I get an exception when doing what seems to be simple spark sql filtering job:
someOtherDF
.filter(/*somecondition*/)
.select($"eventId")
.createOrReplaceTempView("myTempTable")
records
.filter(s"eventId NOT IN (SELECT eventId FROM myTempTable)")
Any idea how I can solve this ?
Note:
- someOtherDF contains between ~1M and 5M rows after filtering and eventId are guids.
- records contains between 40M and 50M rows.
Error:
Stacktrace:
org.apache.spark.SparkException: Exception thrown in awaitResult:
at org.apache.spark.util.ThreadUtils$.awaitResultInForkJoinSafely(ThreadUtils.scala:215)
at org.apache.spark.sql.execution.exchange.BroadcastExchangeExec.doExecuteBroadcast(BroadcastExchangeExec.scala:131)
at org.apache.spark.sql.execution.SparkPlan$$anonfun$executeBroadcast$1.apply(SparkPlan.scala:124)
at org.apache.spark.sql.execution.SparkPlan$$anonfun$executeBroadcast$1.apply(SparkPlan.scala:124)
at org.apache.spark.sql.execution.SparkPlan$$anonfun$executeQuery$1.apply(SparkPlan.scala:135)
at org.apache.spark.rdd.RDDOperationScope$.withScope(RDDOperationScope.scala:151)
at org.apache.spark.sql.execution.SparkPlan.executeQuery(SparkPlan.scala:132)
at org.apache.spark.sql.execution.SparkPlan.executeBroadcast(SparkPlan.scala:123)

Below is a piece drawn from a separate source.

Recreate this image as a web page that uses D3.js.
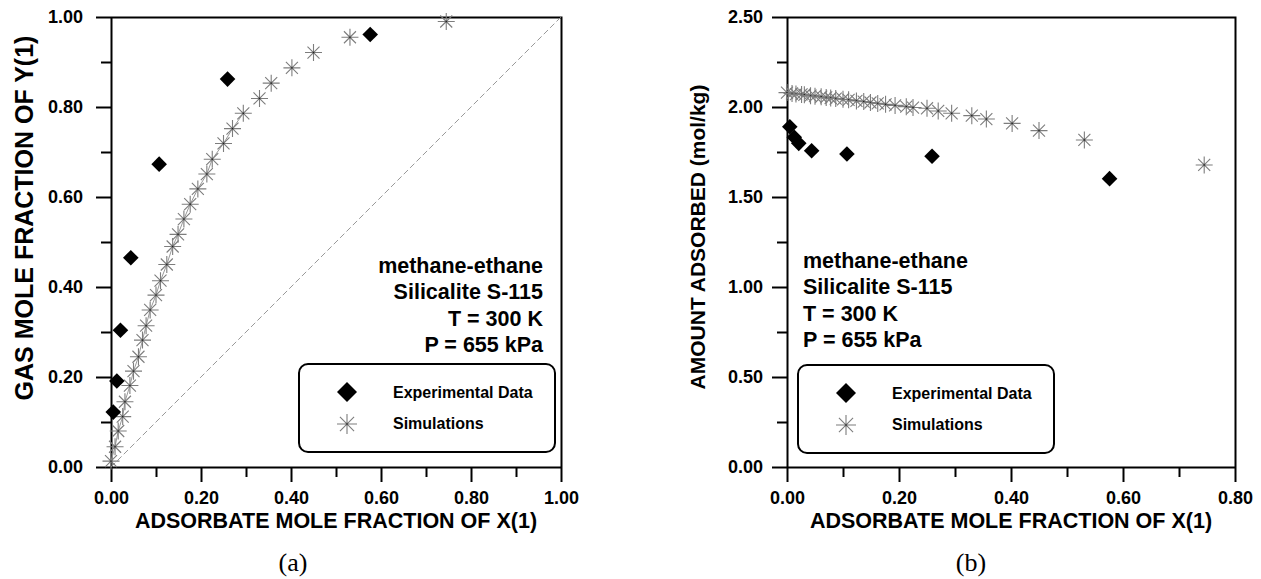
<!DOCTYPE html>
<html>
<head>
<meta charset="utf-8">
<script src="https://cdn.jsdelivr.net/npm/d3@7"></script>
<style>
  body { margin: 0; background: #fff; }
  svg { display: block; }
  text { font-family: "Liberation Sans", Arial, sans-serif; font-weight: bold; fill: #000; }
</style>
</head>
<body>
<div id="chart"></div>
<script>
// experimental points (same x in both panels)
var expX = [0.005, 0.013, 0.021, 0.044, 0.107, 0.259, 0.576];
var expY = [0.122, 0.191, 0.304, 0.465, 0.673, 0.862, 0.961];
var expAmount = [1.89, 1.832, 1.798, 1.757, 1.739, 1.726, 1.602];

// simulation points
var simX = [0.000, 0.009, 0.016, 0.026, 0.031, 0.042, 0.050, 0.061, 0.070, 0.078,
            0.087, 0.100, 0.110, 0.124, 0.137, 0.149, 0.162, 0.176, 0.193, 0.213,
            0.225, 0.250, 0.270, 0.294, 0.330, 0.356, 0.402, 0.450, 0.531, 0.745];
var simY = [0.013, 0.045, 0.080, 0.112, 0.145, 0.181, 0.213, 0.245, 0.282, 0.314,
            0.349, 0.382, 0.414, 0.450, 0.490, 0.517, 0.551, 0.584, 0.618, 0.651,
            0.684, 0.719, 0.752, 0.786, 0.819, 0.853, 0.887, 0.921, 0.955, 0.990];
var simAmount = [2.080, 2.075, 2.072, 2.070, 2.068, 2.063, 2.060, 2.057, 2.053, 2.050,
                 2.047, 2.043, 2.040, 2.034, 2.030, 2.025, 2.020, 2.015, 2.009, 2.002,
                 1.997, 1.993, 1.978, 1.965, 1.952, 1.933, 1.909, 1.869, 1.817, 1.678];

var ticksA = [0, 0.2, 0.4, 0.6, 0.8, 1.0];
var ticksAY = [0, 0.2, 0.4, 0.6, 0.8, 1.0];
var ticksBX = [0, 0.2, 0.4, 0.6, 0.8];
var ticksBY = [0, 0.5, 1.0, 1.5, 2.0, 2.5];
var infoLines = ["methane-ethane", "Silicalite S-115", "T = 300 K", "P = 655 kPa"];
var legendLabels = ["Experimental Data", "Simulations"];

var svg = d3.select("#chart").append("svg")
  .attr("width", 1261)
  .attr("height", 579);

var fmt = d3.format(".2f");

function star(g, cx, cy, r) {
  var p = "";
  [0, 45, 90, 135].forEach(function (a) {
    var dx = r * Math.cos(a * Math.PI / 180), dy = r * Math.sin(a * Math.PI / 180);
    p += "M" + (cx - dx) + "," + (cy - dy) + "L" + (cx + dx) + "," + (cy + dy);
  });
  g.append("path").attr("d", p).attr("stroke", "#7d7d7d").attr("stroke-width", 1.1).attr("fill", "none");
  g.append("rect").attr("x", cx - 0.7).attr("y", cy - 0.7).attr("width", 1.4).attr("height", 1.4).attr("fill", "#222");
}

function diamond(g, cx, cy, r) {
  g.append("path")
    .attr("d", "M" + cx + "," + (cy - r) + "L" + (cx + r) + "," + cy + "L" + cx + "," + (cy + r) + "L" + (cx - r) + "," + cy + "Z")
    .attr("fill", "#000");
}

function panel(o) {
  var g = svg.append("g");
  var x = d3.scaleLinear().domain(o.xDomain).range([o.left, o.right]);
  var y = d3.scaleLinear().domain(o.yDomain).range([467, 17]);

  // frame top + right
  g.append("path")
    .attr("d", "M" + o.left + ",17.5H" + (o.right + 0.5) + "V467")
    .attr("stroke", "#000").attr("stroke-width", 2).attr("fill", "none");

  // minor ticks
  g.append("g").attr("transform", "translate(0,467)")
    .call(d3.axisBottom(x).tickValues(o.xMinor).tickSize(10).tickFormat(""))
    .call(function (s) { s.select(".domain").remove(); s.selectAll("line").attr("stroke-width", 2); });
  g.append("g").attr("transform", "translate(" + o.left + ",0)")
    .call(d3.axisLeft(y).tickValues(o.yMinor).tickSize(10).tickFormat(""))
    .call(function (s) { s.select(".domain").remove(); s.selectAll("line").attr("stroke-width", 2); });

  var xa = g.append("g").attr("transform", "translate(0,467)")
    .call(d3.axisBottom(x).tickValues(o.xTicks).tickSize(15).tickSizeOuter(0).tickPadding(9).tickFormat(fmt));
  var ya = g.append("g").attr("transform", "translate(" + o.left + ",0)")
    .call(d3.axisLeft(y).tickValues(o.yTicks).tickSize(15).tickSizeOuter(0).tickPadding(o.yPad).tickFormat(fmt));
  [xa, ya].forEach(function (a) {
    a.select(".domain").attr("stroke-width", 2);
    a.selectAll("line").attr("stroke-width", 2);
    a.selectAll("text").style("font-size", "18px").style("font-family", "Liberation Sans, Arial, sans-serif").style("font-weight", "bold").attr("fill", "#000");
  });

  if (o.diagonal) {
    g.append("line")
      .attr("x1", x(0)).attr("y1", y(0)).attr("x2", x(1)).attr("y2", y(1))
      .attr("stroke", "#999").attr("stroke-width", 1).attr("stroke-dasharray", "6,3");
  }

  // line through the dense simulation points
  var lineIdx = d3.range(simX.length).filter(function (i) { return simX[i] <= o.lineMax; });
  g.append("path")
    .datum(lineIdx)
    .attr("fill", "none")
    .attr("stroke", o.lineColor)
    .attr("stroke-width", 1)
    .attr("d", d3.line()
      .x(function (i) { return x(simX[i]); })
      .y(function (i) { return y(o.simY[i]); }));

  simX.forEach(function (v, i) { star(g, x(v), y(o.simY[i]), 8.5); });
  expX.forEach(function (v, i) { diamond(g, x(v), y(o.expY[i]), 7.8); });

  // axis titles
  g.append("text")
    .attr("x", (o.left + o.right) / 2).attr("y", 528)
    .attr("text-anchor", "middle")
    .style("font-size", "21.5px")
    .text("ADSORBATE MOLE FRACTION OF X(1)");
  g.append("text")
    .attr("transform", "translate(" + o.yTitleX + "," + o.yTitleY + ") rotate(-90)")
    .attr("text-anchor", "middle")
    .attr("dy", "0.35em")
    .style("font-size", o.yTitleSize)
    .text(o.yTitle);

  // info block
  infoLines.forEach(function (t, i) {
    g.append("text")
      .attr("x", o.infoX).attr("y", o.infoY + i * 26.3)
      .attr("text-anchor", o.infoAnchor)
      .style("font-size", "21.5px")
      .text(t);
  });

  // legend
  var lg = g.append("g");
  lg.append("rect")
    .attr("x", o.legX).attr("y", o.legY).attr("width", 256).attr("height", 88)
    .attr("rx", 9).attr("ry", 9)
    .attr("fill", "#fff").attr("stroke", "#000").attr("stroke-width", 2);
  diamond(lg, o.legX + 48, o.legY + 28, 10);
  star(lg, o.legX + 48, o.legY + 60, 10);
  legendLabels.forEach(function (t, i) {
    lg.append("text")
      .attr("x", o.legX + 94).attr("y", o.legY + 34 + i * 31)
      .style("font-size", "16px")
      .text(t);
  });

  svg.append("text")
    .attr("x", o.capX).attr("y", 571)
    .attr("text-anchor", "middle")
    .style("font-family", "Liberation Serif, Times New Roman, serif")
    .style("font-weight", "normal")
    .style("font-size", "26px")
    .text(o.caption);
}

panel({
  left: 111, right: 561, xDomain: [0, 1], yDomain: [0, 1],
  xTicks: ticksA, yTicks: ticksAY,
  xMinor: [0.1, 0.3, 0.5, 0.7, 0.9], yMinor: [0.1, 0.3, 0.5, 0.7, 0.9],
  yPad: 13, expY: expY, simY: simY, diagonal: true,
  lineMax: 0.30, lineColor: "#9a9a9a",
  yTitle: "GAS MOLE FRACTION OF Y(1)", yTitleX: 24, yTitleY: 218, yTitleSize: "25px",
  infoX: 543, infoY: 273, infoAnchor: "end",
  legX: 299, legY: 364, capX: 293, caption: "(a)"
});

panel({
  left: 787, right: 1235, xDomain: [0, 0.8], yDomain: [0, 2.5],
  xTicks: ticksBX, yTicks: ticksBY,
  xMinor: [0.1, 0.3, 0.5, 0.7], yMinor: [0.25, 0.75, 1.25, 1.75, 2.25],
  yPad: 9, expY: expAmount, simY: simAmount, diagonal: false,
  lineMax: 0.23, lineColor: "#222",
  yTitle: "AMOUNT ADSORBED (mol/kg)", yTitleX: 698, yTitleY: 237, yTitleSize: "21px",
  infoX: 803, infoY: 268, infoAnchor: "start",
  legX: 798, legY: 365, capX: 971, caption: "(b)"
});
</script>
</body>
</html>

at org.apache.spark.sql.execution.joins.BroadcastNestedLoopJoinExec.doExecute(BroadcastNestedLoopJoinExec.scala:343)
at org.apache.spark.sql.execution.SparkPlan$$anonfun$execute$1.apply(SparkPlan.scala:114)
at ...
Caused by: java.util.concurrent.TimeoutException: Futures timed out after [300 seconds]
at scala.concurrent.impl.Promise$DefaultPromise.ready(Promise.scala:219)
at scala.concurrent.impl.Promise$DefaultPromise.result(Promise.scala:223)
at org.apache.spark.util.ThreadUtils$.awaitResultInForkJoinSafely(ThreadUtils.scala:212)
... 84 more